Ten reasons I will not miss living in an apartment

I'm somewhere in the upper-right quadrant.
The population density.
  1.  A house means no longer having to hide excess animals that aren’t on the lease from maintenance-type officials, all like some cat-based Disney adaptation of The Diary of Anne Frank.
  2. If a neighbor decides to have some sort of social gathering that’s based entirely around loud gossiping and chain-smoking directly outside my open window, I can have them arrested.
  3. The view of a well-maintained school campus across the street beats the hell out of the current views of an electrical substation and shittier apartments than the one I live in.
  4. Walking the dogs first thing in the morning when I really, really have to pee will no longer be extended by five to ten minutes so I can let the next-door neighbor pet the  dogs, while he enjoys a relaxing smoke and a frosty brew. At five in the morning. In his underwear.
  5. If I really have to pee while walking the dogs, I can just go on the side of the house, bitches.
  6. If someone in their underwear is smoking a cigarette and drinking a beer directly in front of my front door at five in the morning, I’m pretty sure Oklahoma law allows me to shoot them at least twice.
  7. Not sharing a wall with someone else means I no longer have to listen to their loud rap music, domestic disturbances, disturbing sex noises, or pet opossums trying to dig their way into my apartment. (I am serious, that is a thing that has happened.)
  8. Not sharing a wall with someone else will allow me to listen to loud, pseudo-Satanic heavy metal without feeling guilty about it.
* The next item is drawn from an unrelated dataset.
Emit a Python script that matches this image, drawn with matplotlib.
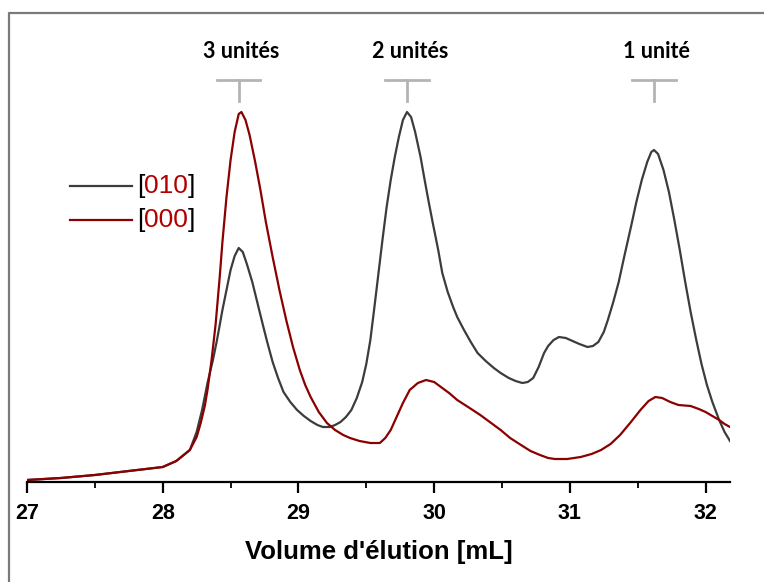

  9. Living next door to a Pentecostal church will allow me to listen to loud, pseudo-Satanic heavy metal with a strong sense of pride.
  10. If something breaks, I no longer have to wait two weeks for someone to come fix it, then another two weeks for them to come back and fix the actual thing that was broken, instead of the purely cosmetic thing they noticed while they were here to fix the real problem. Then another two weeks while they get in the parts they needed, which they probably could have just run to Home Depot or somewhere like that to pick up in ten minutes. Then, another two weeks after you have to remind them that the thing broke.Then another two weeks for them to come back and re-fix the broken thing that ended up even more broken by their half-assed repair job. Then, when it’s still broken, just giving up and taking cold showers or sleeping in the living room or brushing my teeth in the toilet or whatever.

By all means, not a complete list, but you get the picture.